I don't know if you can simply say you're not as nice of a person as you used to be. What I would say is that yes, you are becoming more judge mental, but that is not necessarily a bad thing. It seems the more that we mature :P , the more that we see the bad side of people where earlier we weren't really interested in that side of people. As that effects you more and more, it is next to impossible to be more judgmental as you have to be aware of how those negative traits it will effects you personally. I think the key is that you are aware that you mindset is changing, and know when to bite your tongue, and know how to treat everyone with respect.

corvus

Posted

I don't think being more judgmental makes you a *worse* person.
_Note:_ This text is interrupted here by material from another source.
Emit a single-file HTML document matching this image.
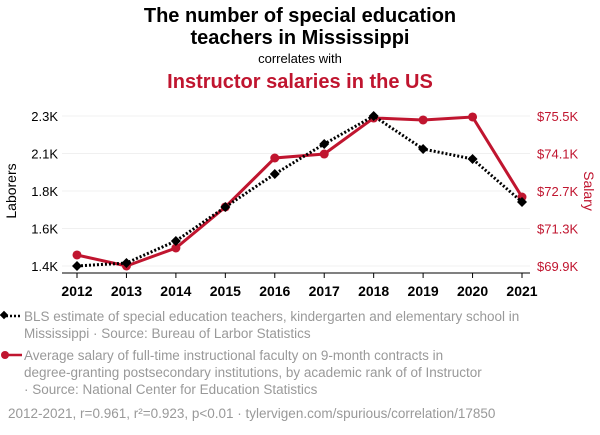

It means you're more realistic and less rosy-eyed, which also translates to being more insightful and less naive. So really you're becoming a better person. :)

Dion

Posted

If he's nice and the kid's sweet, then she must have some redeeming qualities. Perhaps she's just uncomfortable meeting new people and comes across as shallow and self-involved. After all, the topic of conversation she would know best is herself.

 

As for the guy... you're probably used to people who are more comfortable in their sexuality. He, obviously, is not. Comfortable, that is.

 

I agree with corvus, btw. As long as you don't allow reality to make you jaded and bitter you're only improving.

 

There's enough of us jaded people out there anyway.